Meet the Latina Climate Scientist Joining Michelle Obama at the State of the Union

Moms Clean Air Force/Facebook
Impact

Last week, Nicole Hernandez Hammer received an unexpected phone call at her home in Jupiter, Florida. The White House was on the line, asking if she would be interested in coming to Washington to attend the State of the Union as a personal guest of first lady Michelle Obama.

"Amazing. I wasn't expecting it — it was definitely a surprise," she told Fusion about the invitation.

Hammer is a climate science researcher who has studied regions that are prone to climate change and sea-level rise. She's a Guatemalan immigrant with Cuban heritage who moved to the United States at the age of 4 and now lives in Florida with her husband and 7-year-old son. Hammer recently left academia to head the Florida chapter of Moms Clean Air Force, a network of hundreds of thousands of parents that work to combat air pollution through awareness campaigns, online actions and protests.

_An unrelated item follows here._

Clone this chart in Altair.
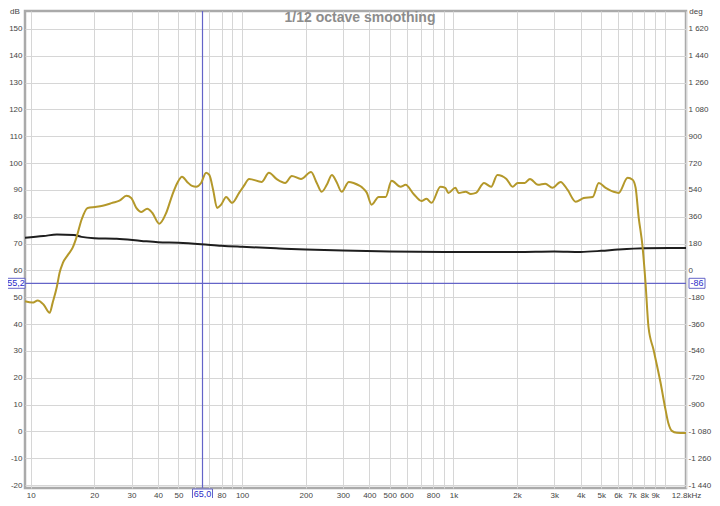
import altair as alt
import pandas as pd

# ---------------- data ----------------
spl_freq = [9.4, 10.2, 10.8, 11.5, 12.3, 12.7, 13.3, 13.7, 14.2, 15.0, 15.8, 16.5, 17.4, 18.6,
            20.5, 21.9, 24.4, 26.3, 28.4, 29.9, 31.6, 33.4, 35.6, 37.6, 40.6, 43.8, 46.8, 49.4,
            52.0, 55.0, 58.0, 60.7, 64.0, 67.6, 70.0, 73.0, 76.2, 79.6, 84.1, 89.7, 97.0, 102,
            108, 124, 134, 146, 160, 172, 190, 212, 226, 238, 252, 266, 280, 296, 320, 337,
            376, 389, 410, 443, 478, 510, 562, 594, 648, 706, 746, 788, 868, 916, 946, 1022,
            1058, 1143, 1208, 1278, 1396, 1508, 1614, 1782, 1904, 2014, 2175, 2302, 2515, 2718,
            2940, 3215, 3470, 3790, 4136, 4562, 4869, 5253, 5727, 6051, 6671, 7043, 7278, 7519,
            7850, 8106, 8372, 8848, 9546, 10080, 10400, 10800, 11400, 12600]
spl_db = [48.5, 48.0, 48.8, 47.3, 44.2, 47.9, 53.9, 59.1, 62.8, 65.8, 68.5, 72.5, 78.9, 83.3,
          83.7, 84.1, 85.2, 86.0, 87.8, 87.0, 83.3, 81.8, 83.0, 81.5, 77.4, 81.5, 88.2, 92.6,
          94.9, 93.0, 91.5, 91.2, 92.6, 96.4, 95.6, 90.0, 83.3, 84.5, 87.4, 85.2, 89.0, 91.5,
          94.1, 93.0, 96.4, 94.0, 92.6, 95.2, 94.1, 96.7, 92.5, 89.3, 92.0, 95.6, 93.0, 89.3, 93.0, 92.6,
          90.4, 89.0, 84.5, 87.4, 87.4, 93.4, 91.2, 91.9, 88.5, 85.9, 86.7, 85.2, 91.2, 90.8, 88.9, 90.8,
          88.9, 89.3, 88.5, 88.9, 92.6, 91.2, 95.6, 94.1, 91.2, 92.6, 92.6, 94.1, 91.9, 92.3,
          90.8, 93.0, 90.0, 85.6, 87.0, 87.4, 92.6, 90.8, 89.3, 88.9, 94.5, 93.8, 90.8, 80.0,
          68.8, 55.4, 39.0, 30.4, 18.2, 8.1, 3.0, 0.2, -0.5, -0.6]

blk_freq = [9.4, 11.5, 13.3, 16.0, 17.4, 20.0, 25.5, 33.4, 40.0, 50.0, 64.0, 80.0, 100, 150,
            200, 300, 500, 1000, 2000, 3000, 4000, 5000, 6000, 8000, 12600]
blk_db = [72.2, 72.8, 73.4, 73.2, 72.5, 72.0, 71.8, 71.0, 70.5, 70.3, 69.8, 69.2, 68.8, 68.2,
          67.8, 67.4, 67.1, 66.9, 66.9, 67.1, 66.9, 67.3, 67.8, 68.3, 68.4]

x_ticks = [10, 20, 30, 40, 50, 60, 70, 80, 90, 100, 200, 300, 400, 500, 600, 700, 800, 900,
           1000, 2000, 3000, 4000, 5000, 6000, 7000, 8000, 9000, 10000, 12600]
y_ticks = [-20, -10, 0, 10, 20, 30, 40, 50, 60, 70, 80, 90, 100, 110, 120, 130, 140, 150]
deg_ticks = [-1440, -1260, -1080, -900, -720, -540, -360, -180, 0, 180, 360, 540, 720, 900,
             1080, 1260, 1440, 1620]

cursor_freq = [65.0]
cursor_db = [55.2]
cursor_deg = [-86.4]
cursor_freq_label = ["65,0"]
cursor_db_label = ["55,2"]
cursor_deg_label = ["-86"]

title_text = "1/12 octave smoothing"

# ---------------- layout / style ----------------
W, H = 661, 477
FONT = "Liberation Sans"
db_domain = [-21.1, 156.7]
deg_domain = [(d - 60) * 18 for d in db_domain]
x_domain = [9.4, 12600]

GOLD = "#b4982a"
BLACK = "#1e1e1e"
CURSOR = "#6464c8"
CTEXT = "#2a2ac8"
GRID = "#d6d6d6"

df_spl = pd.DataFrame({"f": spl_freq, "db": spl_db})
df_blk = pd.DataFrame({"f": blk_freq, "db": blk_db})
df_cf = pd.DataFrame({"f": cursor_freq, "lbl": cursor_freq_label})
df_cd = pd.DataFrame({"db": cursor_db, "lbl": cursor_db_label})
df_cg = pd.DataFrame({"deg": cursor_deg, "lbl": cursor_deg_label})

x_label_expr = (
    "datum.value == 12600 ? '12,8kHz' : "
    "indexof([60, 70, 90, 700, 900, 10000], datum.value) >= 0 ? '' : "
    "datum.value >= 1000 ? (datum.value / 1000) + 'k' : '' + datum.value"
)
x_axis = alt.Axis(values=x_ticks, labelExpr=x_label_expr, grid=True, gridColor=GRID,
                  gridWidth=1, ticks=False, domain=False, labelFont=FONT, labelFontSize=8,
                  labelColor="#444444", labelPadding=3, labelFlush=False,
                  labelOverlap=False, title=None, zindex=0)
x_scale = alt.Scale(type="log", domain=x_domain, nice=False)

y_axis = alt.Axis(values=y_ticks,
                  labelExpr="datum.value < 0 ? '-' + abs(datum.value) : '' + datum.value",
                  grid=True, gridColor=GRID, gridWidth=1, ticks=False, domain=False,
                  labelFont=FONT, labelFontSize=8, labelColor="#444444", labelPadding=3,
                  labelFlush=False, labelOverlap=False, title=None, zindex=0)
y_scale = alt.Scale(domain=db_domain, nice=False, zero=False)

deg_axis = alt.Axis(orient="right", values=deg_ticks,
                    labelExpr="(datum.value < 0 ? '-' : '') + (abs(datum.value) >= 1000 ? "
                              "floor(abs(datum.value) / 1000) + ' ' + format(abs(datum.value) % 1000, '03d')"
                              " : '' + abs(datum.value))",
                    grid=False, ticks=False, domain=False, labelFont=FONT, labelFontSize=8,
                    labelColor="#444444", labelPadding=2, labelFlush=False,
                    labelOverlap=False, title=None, zindex=0)
deg_scale = alt.Scale(domain=deg_domain, nice=False, zero=False)


def X():
    return alt.X("f:Q", scale=x_scale, axis=x_axis)


def Y():
    return alt.Y("db:Q", scale=y_scale, axis=y_axis)


def box_shape(w, h):
    hh = h / w
    return f"M-1,-{hh:.3f}L1,-{hh:.3f}L1,{hh:.3f}L-1,{hh:.3f}Z", w * w


vrule = alt.Chart(df_cf).mark_rule(color=CURSOR, strokeWidth=1.2).encode(x=X())
hrule = alt.Chart(df_cd).mark_rule(color=CURSOR, strokeWidth=1.2).encode(y=Y())

black = alt.Chart(df_blk).mark_line(color=BLACK, strokeWidth=2, interpolate="monotone").encode(x=X(), y=Y())
gold = alt.Chart(df_spl).mark_line(color=GOLD, strokeWidth=2, interpolate="monotone").encode(x=X(), y=Y())

shp_l, sz_l = box_shape(18, 10)
left_box = alt.Chart(df_cd).mark_point(shape=shp_l, size=sz_l, filled=True, fill="white",
                                       stroke=CURSOR, strokeWidth=1, opacity=1).encode(
    x=alt.value(-9), y=Y())
left_txt = alt.Chart(df_cd).mark_text(font=FONT, fontSize=9, color=CTEXT, align="center",
                                      baseline="middle").encode(x=alt.value(-9), y=Y(), text="lbl:N")

shp_b, sz_b = box_shape(20, 10)
bot_box = alt.Chart(df_cf).mark_point(shape=shp_b, size=sz_b, filled=True, fill="white",
                                      stroke=CURSOR, strokeWidth=1, opacity=1).encode(
    x=X(), y=alt.value(H + 6))
bot_txt = alt.Chart(df_cf).mark_text(font=FONT, fontSize=9, color=CTEXT, align="center",
                                     baseline="middle").encode(x=X(), y=alt.value(H + 6), text="lbl:N")

title = alt.Chart(pd.DataFrame({"t": [title_text]})).mark_text(
    font=FONT, fontSize=14, fontWeight="bold", color="#8c8c8c", align="center",
    baseline="alphabetic").encode(x=alt.value(335), y=alt.value(11), text="t:N")
db_lbl = alt.Chart(pd.DataFrame({"t": ["dB"]})).mark_text(
    font=FONT, fontSize=8, color="#444444", align="center", baseline="top").encode(
    x=alt.value(-10), y=alt.value(-3), text="t:N")

layer_db = alt.layer(vrule, hrule, black, gold, left_box, left_txt, bot_box, bot_txt, title, db_lbl)

shp_r, sz_r = box_shape(16, 10)
right_box = alt.Chart(df_cg).mark_point(shape=shp_r, size=sz_r, filled=True, fill="white",
                                        stroke=CURSOR, strokeWidth=1, opacity=1).encode(
    x=alt.value(W + 11), y=alt.Y("deg:Q", scale=deg_scale, axis=deg_axis))
right_txt = alt.Chart(df_cg).mark_text(font=FONT, fontSize=9, color=CTEXT, align="center",
                                       baseline="middle").encode(
    x=alt.value(W + 11), y=alt.Y("deg:Q", scale=deg_scale, axis=deg_axis), text="lbl:N")
deg_lbl = alt.Chart(pd.DataFrame({"t": ["deg"]})).mark_text(
    font=FONT, fontSize=8, color="#444444", align="center", baseline="top").encode(
    x=alt.value(W + 10), y=alt.value(-3), text="t:N")

layer_deg = alt.layer(right_box, right_txt, deg_lbl)

chart = alt.layer(layer_db, layer_deg).resolve_scale(y="independent").resolve_axis(
    y="independent").properties(
    width=W, height=H, autosize="none",
    padding={"left": 17, "top": 3, "right": 26, "bottom": 10},
    background="white",
).configure_view(stroke="#aaaaaa", strokeWidth=2.5)

chart.save("out.html", embed_options={"renderer": "svg", "actions": False})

Moms Clean Air Force/Facebook

The first lady's personal guests enjoy prime seating at the State of the Union and are often called upon by the president as examples of those who embody the ideals laid out in the speech itself. The 21 guests attending the this year's State of the Union include an astronaut, an Afghanistan War hero, a recently released Cuban aid worker and a doctor who fought Ebola in Africa.

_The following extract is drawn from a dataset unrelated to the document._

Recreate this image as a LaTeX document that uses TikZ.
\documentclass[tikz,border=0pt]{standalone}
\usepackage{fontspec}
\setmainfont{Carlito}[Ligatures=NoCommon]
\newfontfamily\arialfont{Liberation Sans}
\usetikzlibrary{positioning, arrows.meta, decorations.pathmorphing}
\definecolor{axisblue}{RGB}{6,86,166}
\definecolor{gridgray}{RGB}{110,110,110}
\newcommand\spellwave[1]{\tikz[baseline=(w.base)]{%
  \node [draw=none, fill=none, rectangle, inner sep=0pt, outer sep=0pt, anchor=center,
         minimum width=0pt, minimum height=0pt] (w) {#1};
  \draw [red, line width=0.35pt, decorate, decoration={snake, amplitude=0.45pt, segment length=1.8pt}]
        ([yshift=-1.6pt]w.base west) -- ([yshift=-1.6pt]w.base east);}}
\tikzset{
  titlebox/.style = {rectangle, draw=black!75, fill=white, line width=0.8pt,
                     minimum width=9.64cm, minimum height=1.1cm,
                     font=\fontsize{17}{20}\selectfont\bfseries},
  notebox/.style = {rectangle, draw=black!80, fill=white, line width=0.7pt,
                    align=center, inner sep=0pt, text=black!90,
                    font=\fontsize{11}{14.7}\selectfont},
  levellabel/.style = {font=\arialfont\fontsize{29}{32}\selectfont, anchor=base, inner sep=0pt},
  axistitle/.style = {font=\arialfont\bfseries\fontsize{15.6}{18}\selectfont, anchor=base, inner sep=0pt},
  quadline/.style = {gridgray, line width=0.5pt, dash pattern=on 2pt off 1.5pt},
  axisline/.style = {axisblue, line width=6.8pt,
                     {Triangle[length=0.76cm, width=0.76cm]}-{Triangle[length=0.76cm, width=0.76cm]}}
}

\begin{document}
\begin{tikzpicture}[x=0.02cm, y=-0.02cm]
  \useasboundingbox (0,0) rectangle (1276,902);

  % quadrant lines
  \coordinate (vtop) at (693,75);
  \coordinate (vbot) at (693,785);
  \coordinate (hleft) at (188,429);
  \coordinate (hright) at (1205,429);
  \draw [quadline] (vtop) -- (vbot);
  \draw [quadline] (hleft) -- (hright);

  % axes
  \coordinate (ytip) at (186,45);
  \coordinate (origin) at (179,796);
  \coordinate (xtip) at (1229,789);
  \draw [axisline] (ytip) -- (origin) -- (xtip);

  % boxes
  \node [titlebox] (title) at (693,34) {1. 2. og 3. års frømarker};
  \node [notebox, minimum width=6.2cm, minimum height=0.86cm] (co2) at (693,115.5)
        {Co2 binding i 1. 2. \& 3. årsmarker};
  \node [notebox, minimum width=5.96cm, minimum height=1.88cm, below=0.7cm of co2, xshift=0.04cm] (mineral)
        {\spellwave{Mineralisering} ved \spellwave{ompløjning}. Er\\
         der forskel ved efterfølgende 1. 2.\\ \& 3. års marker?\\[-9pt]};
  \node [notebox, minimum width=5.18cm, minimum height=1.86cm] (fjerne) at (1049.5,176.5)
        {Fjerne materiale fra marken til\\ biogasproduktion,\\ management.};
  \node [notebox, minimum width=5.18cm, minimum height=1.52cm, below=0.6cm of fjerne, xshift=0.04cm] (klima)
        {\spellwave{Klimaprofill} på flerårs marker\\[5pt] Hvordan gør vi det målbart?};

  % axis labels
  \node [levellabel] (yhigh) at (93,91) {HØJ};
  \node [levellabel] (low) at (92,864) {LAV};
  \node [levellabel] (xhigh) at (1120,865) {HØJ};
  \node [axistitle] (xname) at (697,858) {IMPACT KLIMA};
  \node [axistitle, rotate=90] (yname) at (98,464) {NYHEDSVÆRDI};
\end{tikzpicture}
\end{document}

Hammer's invitation is easy to understand — she embodies a number of values important to the Obama administration, and is a kind of model citizen for America's future, at least as many progressives would have it.

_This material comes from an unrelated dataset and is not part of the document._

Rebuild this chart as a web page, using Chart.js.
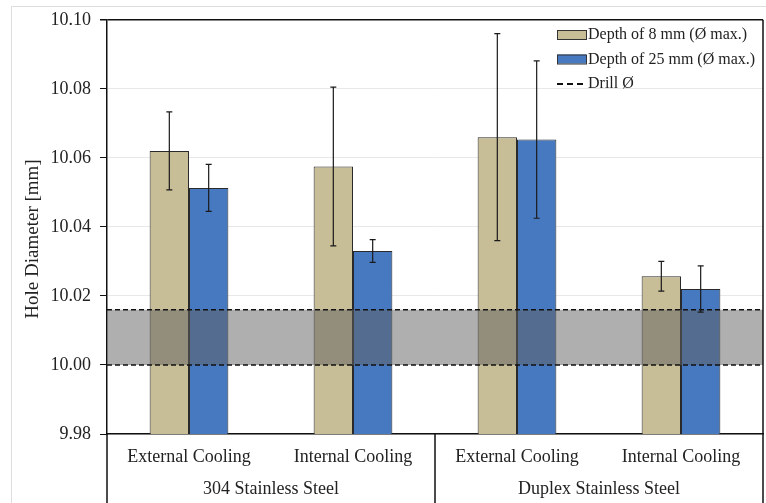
<!DOCTYPE html>
<html>
<head>
<meta charset="utf-8">
<script src="https://cdn.jsdelivr.net/npm/chart.js@4/dist/chart.umd.min.js"></script>
<style>
  html, body { margin: 0; padding: 0; background: #fff; }
  #wrap { width: 766px; height: 503px; }
</style>
</head>
<body>
<div id="wrap"><canvas id="chart" width="766" height="503"></canvas></div>
<script>
// data
const categories = ["External Cooling", "Internal Cooling", "External Cooling", "Internal Cooling"];
const groups = ["304 Stainless Steel", "Duplex Stainless Steel"];
const seriesNames = ["Depth of 8 mm (Ø max.)", "Depth of 25 mm (Ø max.)"];
const depth8 = [10.062, 10.0575, 10.066, 10.0257];
const depth8Err = [0.0113, 0.023, 0.030, 0.0043];
const depth25 = [10.0513, 10.033, 10.0653, 10.022];
const depth25Err = [0.0068, 0.0033, 0.0228, 0.0067];
const drillLabel = "Drill Ø";
const drillRange = [10.000, 10.016];
const yTicks = [9.98, 10.00, 10.02, 10.04, 10.06, 10.08, 10.10];
const yTitle = "Hole Diameter [mm]";

const serif = "'Liberation Serif', 'Times New Roman', serif";
const colors = ["#c7bd97", "#4679c0"];
const errs = [depth8Err, depth25Err];

const extras = {
    id: "extras",
    beforeDraw(chart) {
        const c = chart.ctx;
        c.save();
        c.strokeStyle = "#dedede";
        c.lineWidth = 1;
        c.strokeRect(11.5, 6.5, 760, 510);
        c.restore();
    },
    afterDatasetsDraw(chart) {
        const c = chart.ctx;
        const a = chart.chartArea;
        const y = chart.scales.y;
        const x = chart.scales.x;
        const y0 = y.getPixelForValue(drillRange[0]);
        const y1 = y.getPixelForValue(drillRange[1]);
        c.save();

        // drill tolerance band
        c.fillStyle = "rgba(95,95,95,0.5)";
        c.fillRect(a.left, y1, a.right - a.left, y0 - y1);
        c.strokeStyle = "#111";
        c.lineWidth = 1.5;
        c.setLineDash([5, 3]);
        [y0, y1].forEach(py => {
            c.beginPath();
            c.moveTo(a.left, py);
            c.lineTo(a.right, py);
            c.stroke();
        });
        c.setLineDash([]);

        // error bars
        c.strokeStyle = "#1a1a1a";
        c.lineWidth = 1.2;
        chart.data.datasets.forEach((ds, i) => {
            const meta = chart.getDatasetMeta(i);
            meta.data.forEach((bar, j) => {
                const hi = y.getPixelForValue(ds.data[j] + errs[i][j]);
                const lo = y.getPixelForValue(ds.data[j] - errs[i][j]);
                c.beginPath();
                c.moveTo(bar.x, hi); c.lineTo(bar.x, lo);
                c.moveTo(bar.x - 3, hi); c.lineTo(bar.x + 3, hi);
                c.moveTo(bar.x - 3, lo); c.lineTo(bar.x + 3, lo);
                c.stroke();
            });
        });

        // right border and group separators
        c.strokeStyle = "#111";
        c.lineWidth = 1.5;
        c.beginPath();
        c.moveTo(a.right, a.top); c.lineTo(a.right, chart.height);
        c.moveTo(a.left, a.bottom); c.lineTo(a.left, chart.height);
        const mid = (x.getPixelForValue(1) + x.getPixelForValue(2)) / 2;
        c.moveTo(mid, a.bottom); c.lineTo(mid, chart.height);
        c.stroke();

        // group labels
        c.fillStyle = "#222";
        c.font = "18px " + serif;
        c.textAlign = "center";
        c.textBaseline = "middle";
        groups.forEach((g, k) => {
            const gx = (x.getPixelForValue(2 * k) + x.getPixelForValue(2 * k + 1)) / 2;
            c.fillText(g, gx, a.bottom + 55);
        });

        // y axis title
        c.save();
        c.translate(33, 239);
        c.rotate(-Math.PI / 2);
        c.font = "19px " + serif;
        c.fillText(yTitle, 0, 0);
        c.restore();

        // legend
        c.font = "16px " + serif;
        c.textAlign = "left";
        const lx = 557, ly = 34, step = 24.5;
        seriesNames.forEach((n, i) => {
            const yy = ly + i * step;
            c.fillStyle = colors[i];
            c.fillRect(lx, yy - 4, 29, 9);
            c.strokeStyle = "#333";
            c.lineWidth = 1;
            c.strokeRect(lx + 0.5, yy - 4 + 0.5, 29, 9);
            c.fillStyle = "#222";
            c.fillText(n, lx + 31, yy + 1);
        });
        const yy = ly + 2 * step;
        c.strokeStyle = "#111";
        c.lineWidth = 2;
        c.setLineDash([6, 4]);
        c.beginPath();
        c.moveTo(lx, yy + 1); c.lineTo(lx + 30, yy + 1);
        c.stroke();
        c.setLineDash([]);
        c.fillText(drillLabel, lx + 31, yy + 1);

        c.restore();
    }
};

const ctx = document.getElementById("chart").getContext("2d");
new Chart(ctx, {
    type: "bar",
    data: {
        labels: categories,
        datasets: [
            { label: seriesNames[0], data: depth8, backgroundColor: colors[0], borderColor: "#2a2a2a", borderWidth: 1 },
            { label: seriesNames[1], data: depth25, backgroundColor: colors[1], borderColor: "#2a2a2a", borderWidth: 1 }
        ]
    },
    options: {
        responsive: false,
        animation: false,
        layout: { padding: { top: 19, right: 3, bottom: 0, left: 0 } },
        plugins: { legend: { display: false }, tooltip: { enabled: false } },
        datasets: { bar: { categoryPercentage: 0.48, barPercentage: 1 } },
        scales: {
            x: {
                grid: { display: false, drawTicks: false },
                border: { display: true, color: "#111", width: 1.5 },
                ticks: { color: "#222", font: { family: serif, size: 18 }, padding: 12, maxRotation: 0 },
                afterFit: s => { s.height = 69; }
            },
            y: {
                min: yTicks[0],
                max: yTicks[yTicks.length - 1],
                afterBuildTicks: s => { s.ticks = yTicks.map(v => ({ value: v })); },
                grid: {
                    color: t => t.tick && Math.abs(t.tick.value - 10.10) < 1e-6 ? "#111" : "#e8e8e8",
                    lineWidth: t => t.tick && Math.abs(t.tick.value - 10.10) < 1e-6 ? 1.5 : 1,
                    tickColor: "#111",
                    tickLength: 7
                },
                border: { display: true, color: "#111", width: 1.5 },
                ticks: {
                    color: "#222",
                    font: { family: serif, size: 18 },
                    padding: 9,
                    callback: v => Number(v).toFixed(2)
                },
                afterFit: s => { s.width = 107; }
            }
        }
    },
    plugins: [extras]
});
</script>
</body>
</html>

Her work has also struck upon the intersection of race, class and climate change. According to the White House, some of her research has looked into the unique vulnerabilities of Hispanic populations across the U.S., which she learned first-hand growing up in South Florida.

An important issue: At Moms Clean Air Force, she's carried on with this focus by advocating for the particular importance of carbon standards for Hispanic communities in the U.S. Given that the White House has been exceptionally enterprising on climate change recently — including agreeing to a deal that implicitly acknowledges the different situations that affluent and poor communities face in dealing with the issue — Hammer is a natural guest for Obama's address.

"I think that communities of color need to know [about climate change] — we are disproportionately impacted by it, and will be more so in the future," she told Fusion.

Hammer is right: Climate change was detected through dispassionate scientific reasoning, but society's response to it is colored by politics, economic interests and race. Let's hope that she serves as an example for this kind of awareness for others while she visits Capitol Hill.